SHORT PROBLEM - Retype every line from the top of the entries down to the one with "cx, cy, R = 382, 282, 194", both included, and skip the pictures.

EXTRACTED DATA -
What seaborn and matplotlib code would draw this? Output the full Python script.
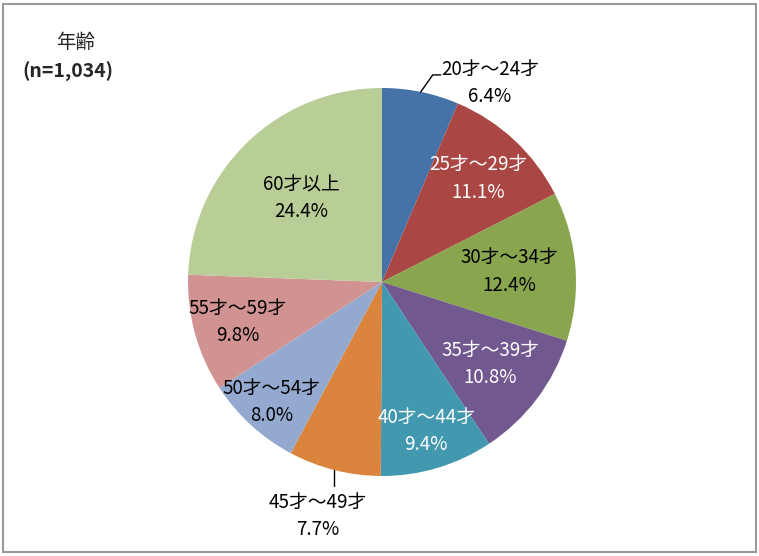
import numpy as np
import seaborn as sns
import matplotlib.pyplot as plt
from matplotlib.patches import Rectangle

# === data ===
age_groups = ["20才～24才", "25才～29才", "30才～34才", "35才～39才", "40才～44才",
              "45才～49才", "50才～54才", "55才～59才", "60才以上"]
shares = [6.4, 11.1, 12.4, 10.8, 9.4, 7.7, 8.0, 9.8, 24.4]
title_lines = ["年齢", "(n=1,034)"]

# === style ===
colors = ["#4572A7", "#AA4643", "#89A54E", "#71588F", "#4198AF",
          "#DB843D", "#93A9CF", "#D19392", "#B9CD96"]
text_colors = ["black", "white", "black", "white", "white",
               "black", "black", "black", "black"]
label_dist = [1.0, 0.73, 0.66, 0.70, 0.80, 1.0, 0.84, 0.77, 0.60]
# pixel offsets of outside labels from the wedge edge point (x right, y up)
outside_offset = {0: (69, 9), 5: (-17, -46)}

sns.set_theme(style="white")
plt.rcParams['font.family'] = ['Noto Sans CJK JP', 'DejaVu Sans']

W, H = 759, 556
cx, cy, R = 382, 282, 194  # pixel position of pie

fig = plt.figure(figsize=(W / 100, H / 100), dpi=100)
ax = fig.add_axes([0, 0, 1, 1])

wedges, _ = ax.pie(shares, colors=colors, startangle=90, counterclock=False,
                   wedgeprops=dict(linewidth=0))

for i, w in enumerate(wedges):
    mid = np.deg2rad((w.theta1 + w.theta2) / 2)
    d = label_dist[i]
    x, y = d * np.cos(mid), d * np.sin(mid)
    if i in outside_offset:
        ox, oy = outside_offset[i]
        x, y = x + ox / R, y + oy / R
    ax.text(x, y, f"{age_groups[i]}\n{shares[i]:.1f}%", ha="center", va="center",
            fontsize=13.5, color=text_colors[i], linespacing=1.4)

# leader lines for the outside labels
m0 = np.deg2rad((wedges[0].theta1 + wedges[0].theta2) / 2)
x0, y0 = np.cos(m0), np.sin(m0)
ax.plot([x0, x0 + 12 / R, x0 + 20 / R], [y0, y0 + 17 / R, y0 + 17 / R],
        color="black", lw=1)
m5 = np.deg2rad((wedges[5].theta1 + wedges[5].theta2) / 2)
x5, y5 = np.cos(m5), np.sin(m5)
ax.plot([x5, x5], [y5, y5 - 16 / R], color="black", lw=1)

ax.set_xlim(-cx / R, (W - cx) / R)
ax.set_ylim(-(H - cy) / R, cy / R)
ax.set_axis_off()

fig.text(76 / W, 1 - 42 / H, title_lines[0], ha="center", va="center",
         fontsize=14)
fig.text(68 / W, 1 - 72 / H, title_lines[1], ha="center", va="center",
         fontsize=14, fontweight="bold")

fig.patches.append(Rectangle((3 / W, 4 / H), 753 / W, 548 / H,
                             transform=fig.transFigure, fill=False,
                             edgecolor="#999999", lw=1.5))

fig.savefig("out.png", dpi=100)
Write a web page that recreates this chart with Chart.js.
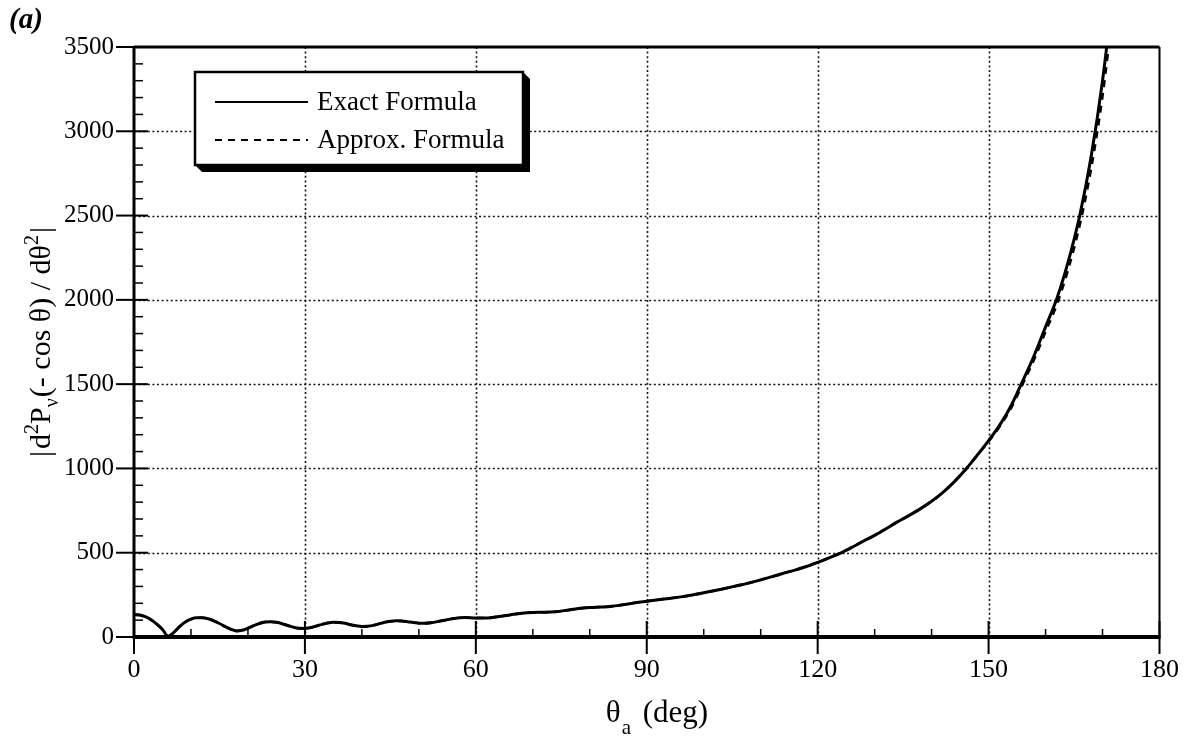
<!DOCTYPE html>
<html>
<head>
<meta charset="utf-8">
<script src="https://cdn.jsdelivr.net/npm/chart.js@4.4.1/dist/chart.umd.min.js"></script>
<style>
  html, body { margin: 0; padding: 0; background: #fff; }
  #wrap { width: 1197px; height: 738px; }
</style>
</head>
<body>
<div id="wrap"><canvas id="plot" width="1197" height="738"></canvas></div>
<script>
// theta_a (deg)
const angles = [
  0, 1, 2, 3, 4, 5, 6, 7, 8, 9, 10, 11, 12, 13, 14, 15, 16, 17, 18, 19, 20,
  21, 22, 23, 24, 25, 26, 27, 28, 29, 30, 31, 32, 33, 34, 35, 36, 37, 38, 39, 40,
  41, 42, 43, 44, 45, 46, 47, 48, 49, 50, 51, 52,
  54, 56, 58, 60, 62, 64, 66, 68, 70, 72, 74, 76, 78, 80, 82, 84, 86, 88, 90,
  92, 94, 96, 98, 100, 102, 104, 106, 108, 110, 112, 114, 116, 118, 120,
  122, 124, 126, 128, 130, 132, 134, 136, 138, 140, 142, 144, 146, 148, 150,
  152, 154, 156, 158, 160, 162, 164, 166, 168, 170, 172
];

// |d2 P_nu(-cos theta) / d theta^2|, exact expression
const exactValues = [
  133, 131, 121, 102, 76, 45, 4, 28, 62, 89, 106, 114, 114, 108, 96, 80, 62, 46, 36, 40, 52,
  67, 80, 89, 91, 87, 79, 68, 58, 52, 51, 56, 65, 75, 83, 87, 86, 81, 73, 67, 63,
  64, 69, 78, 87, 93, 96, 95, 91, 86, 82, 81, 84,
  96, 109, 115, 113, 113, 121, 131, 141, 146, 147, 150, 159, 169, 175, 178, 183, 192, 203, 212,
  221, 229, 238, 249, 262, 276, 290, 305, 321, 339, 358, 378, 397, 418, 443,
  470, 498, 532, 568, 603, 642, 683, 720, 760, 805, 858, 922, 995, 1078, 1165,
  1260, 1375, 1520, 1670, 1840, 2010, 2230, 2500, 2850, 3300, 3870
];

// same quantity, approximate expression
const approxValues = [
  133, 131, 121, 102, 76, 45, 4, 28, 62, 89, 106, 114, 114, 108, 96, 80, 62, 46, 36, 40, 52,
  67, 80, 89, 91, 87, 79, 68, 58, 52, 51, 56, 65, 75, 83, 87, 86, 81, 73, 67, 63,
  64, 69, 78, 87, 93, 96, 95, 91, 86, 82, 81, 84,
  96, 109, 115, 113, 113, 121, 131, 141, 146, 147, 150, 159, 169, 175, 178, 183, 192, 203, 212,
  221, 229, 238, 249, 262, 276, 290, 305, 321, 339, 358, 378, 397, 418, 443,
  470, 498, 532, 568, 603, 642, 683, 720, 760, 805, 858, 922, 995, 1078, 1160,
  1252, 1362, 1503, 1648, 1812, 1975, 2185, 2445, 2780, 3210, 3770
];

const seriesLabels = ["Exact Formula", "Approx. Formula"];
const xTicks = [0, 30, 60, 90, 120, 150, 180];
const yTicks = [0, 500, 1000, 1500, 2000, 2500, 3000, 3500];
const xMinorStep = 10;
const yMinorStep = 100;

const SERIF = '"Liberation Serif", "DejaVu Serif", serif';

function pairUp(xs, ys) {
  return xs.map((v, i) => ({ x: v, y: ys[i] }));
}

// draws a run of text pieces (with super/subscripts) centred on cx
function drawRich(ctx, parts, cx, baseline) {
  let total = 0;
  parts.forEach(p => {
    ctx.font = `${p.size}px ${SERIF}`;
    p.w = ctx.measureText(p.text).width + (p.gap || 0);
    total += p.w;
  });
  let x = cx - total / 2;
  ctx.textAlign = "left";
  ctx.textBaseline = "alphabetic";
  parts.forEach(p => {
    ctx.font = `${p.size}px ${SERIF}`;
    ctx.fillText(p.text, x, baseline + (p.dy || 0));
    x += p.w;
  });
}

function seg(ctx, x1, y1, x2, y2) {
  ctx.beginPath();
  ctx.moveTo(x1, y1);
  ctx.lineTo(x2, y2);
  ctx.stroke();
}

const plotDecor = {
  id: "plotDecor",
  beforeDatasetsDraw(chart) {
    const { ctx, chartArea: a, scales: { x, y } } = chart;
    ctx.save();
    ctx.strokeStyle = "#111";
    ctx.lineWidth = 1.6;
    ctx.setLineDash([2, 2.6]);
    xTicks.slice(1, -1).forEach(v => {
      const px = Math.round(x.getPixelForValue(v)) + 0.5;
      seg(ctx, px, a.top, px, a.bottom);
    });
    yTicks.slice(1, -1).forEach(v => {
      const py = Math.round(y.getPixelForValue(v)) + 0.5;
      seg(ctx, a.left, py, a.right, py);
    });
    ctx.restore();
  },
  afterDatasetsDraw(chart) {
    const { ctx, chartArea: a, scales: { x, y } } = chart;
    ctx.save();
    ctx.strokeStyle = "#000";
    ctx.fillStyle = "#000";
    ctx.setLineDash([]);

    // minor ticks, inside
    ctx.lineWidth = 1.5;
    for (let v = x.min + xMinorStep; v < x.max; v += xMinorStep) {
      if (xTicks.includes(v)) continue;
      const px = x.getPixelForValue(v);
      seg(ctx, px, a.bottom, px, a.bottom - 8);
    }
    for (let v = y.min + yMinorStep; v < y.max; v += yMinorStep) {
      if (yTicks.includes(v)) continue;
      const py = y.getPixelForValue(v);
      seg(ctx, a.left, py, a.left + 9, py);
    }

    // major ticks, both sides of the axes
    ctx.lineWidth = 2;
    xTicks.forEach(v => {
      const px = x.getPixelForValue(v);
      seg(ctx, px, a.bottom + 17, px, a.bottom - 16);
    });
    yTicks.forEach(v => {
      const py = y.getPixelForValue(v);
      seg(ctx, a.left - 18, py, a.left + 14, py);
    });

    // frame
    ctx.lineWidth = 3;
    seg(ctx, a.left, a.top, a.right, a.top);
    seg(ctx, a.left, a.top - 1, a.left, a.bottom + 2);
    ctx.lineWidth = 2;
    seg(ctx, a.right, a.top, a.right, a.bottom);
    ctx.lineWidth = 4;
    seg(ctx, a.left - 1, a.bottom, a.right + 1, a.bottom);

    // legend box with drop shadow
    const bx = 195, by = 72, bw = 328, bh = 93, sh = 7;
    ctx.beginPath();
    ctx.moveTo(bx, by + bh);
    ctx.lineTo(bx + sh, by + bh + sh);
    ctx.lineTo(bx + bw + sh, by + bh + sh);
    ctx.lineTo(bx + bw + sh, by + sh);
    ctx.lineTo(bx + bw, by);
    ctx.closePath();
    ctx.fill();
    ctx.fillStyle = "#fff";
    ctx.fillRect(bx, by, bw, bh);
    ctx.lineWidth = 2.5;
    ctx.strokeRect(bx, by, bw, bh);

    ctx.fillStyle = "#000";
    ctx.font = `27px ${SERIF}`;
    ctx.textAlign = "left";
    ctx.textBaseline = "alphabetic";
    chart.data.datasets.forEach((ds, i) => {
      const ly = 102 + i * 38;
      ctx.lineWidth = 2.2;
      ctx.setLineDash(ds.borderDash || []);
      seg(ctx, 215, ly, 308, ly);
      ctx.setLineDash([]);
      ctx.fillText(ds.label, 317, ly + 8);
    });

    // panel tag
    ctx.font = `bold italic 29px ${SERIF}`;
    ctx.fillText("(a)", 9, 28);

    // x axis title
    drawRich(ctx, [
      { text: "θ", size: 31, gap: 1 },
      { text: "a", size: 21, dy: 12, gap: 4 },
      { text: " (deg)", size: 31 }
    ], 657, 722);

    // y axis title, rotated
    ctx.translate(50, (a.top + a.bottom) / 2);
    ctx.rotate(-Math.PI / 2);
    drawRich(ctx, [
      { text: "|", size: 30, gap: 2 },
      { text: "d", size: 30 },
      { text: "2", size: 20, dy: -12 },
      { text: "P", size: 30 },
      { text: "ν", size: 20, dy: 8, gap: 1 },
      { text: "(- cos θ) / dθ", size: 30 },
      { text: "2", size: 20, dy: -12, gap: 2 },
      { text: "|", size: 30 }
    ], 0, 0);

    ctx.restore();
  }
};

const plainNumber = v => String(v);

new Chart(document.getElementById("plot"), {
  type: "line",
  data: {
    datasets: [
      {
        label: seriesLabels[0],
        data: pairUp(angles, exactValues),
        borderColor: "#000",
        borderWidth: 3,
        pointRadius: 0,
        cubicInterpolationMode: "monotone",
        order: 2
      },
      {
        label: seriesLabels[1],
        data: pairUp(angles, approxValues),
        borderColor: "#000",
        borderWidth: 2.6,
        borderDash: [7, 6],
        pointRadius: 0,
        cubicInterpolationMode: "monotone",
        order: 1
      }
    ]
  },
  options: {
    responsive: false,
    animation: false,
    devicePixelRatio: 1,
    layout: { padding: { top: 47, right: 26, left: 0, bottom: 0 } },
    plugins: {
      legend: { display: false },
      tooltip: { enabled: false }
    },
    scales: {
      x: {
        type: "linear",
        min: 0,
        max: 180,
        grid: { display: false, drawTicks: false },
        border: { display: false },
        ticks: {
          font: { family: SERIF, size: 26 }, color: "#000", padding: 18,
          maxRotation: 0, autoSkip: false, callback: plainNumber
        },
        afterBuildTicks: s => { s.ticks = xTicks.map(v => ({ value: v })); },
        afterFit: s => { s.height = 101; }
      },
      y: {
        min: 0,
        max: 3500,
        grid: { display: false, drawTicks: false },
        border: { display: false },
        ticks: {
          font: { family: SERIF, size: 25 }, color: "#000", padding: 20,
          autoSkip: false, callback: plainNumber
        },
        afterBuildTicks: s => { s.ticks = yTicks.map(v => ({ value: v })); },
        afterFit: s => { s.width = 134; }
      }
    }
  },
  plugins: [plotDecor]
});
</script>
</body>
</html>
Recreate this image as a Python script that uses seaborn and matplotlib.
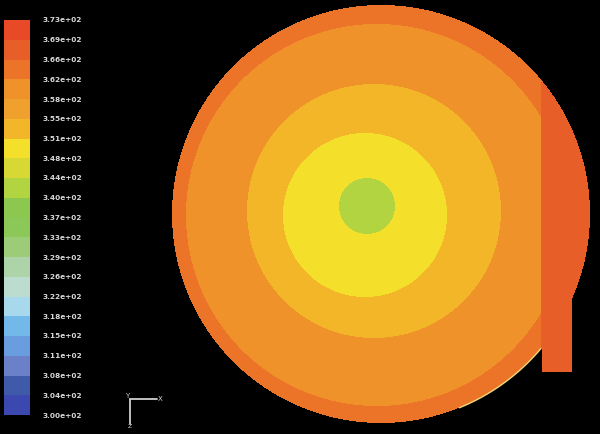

RESPONSE TO THE EXERCISE -
What seaborn and matplotlib code would draw this? Output the full Python script.
import numpy as np
import seaborn as sns
import matplotlib.pyplot as plt
from matplotlib.patches import Rectangle

# === data ===
age_groups = ["20才～24才", "25才～29才", "30才～34才", "35才～39才", "40才～44才",
              "45才～49才", "50才～54才", "55才～59才", "60才以上"]
shares = [6.4, 11.1, 12.4, 10.8, 9.4, 7.7, 8.0, 9.8, 24.4]
title_lines = ["年齢", "(n=1,034)"]

# === style ===
colors = ["#4572A7", "#AA4643", "#89A54E", "#71588F", "#4198AF",
          "#DB843D", "#93A9CF", "#D19392", "#B9CD96"]
text_colors = ["black", "white", "black", "white", "white",
               "black", "black", "black", "black"]
label_dist = [1.0, 0.73, 0.66, 0.70, 0.80, 1.0, 0.84, 0.77, 0.60]
# pixel offsets of outside labels from the wedge edge point (x right, y up)
outside_offset = {0: (69, 9), 5: (-17, -46)}

sns.set_theme(style="white")
plt.rcParams['font.family'] = ['Noto Sans CJK JP', 'DejaVu Sans']

W, H = 759, 556
cx, cy, R = 382, 282, 194  # pixel position of pie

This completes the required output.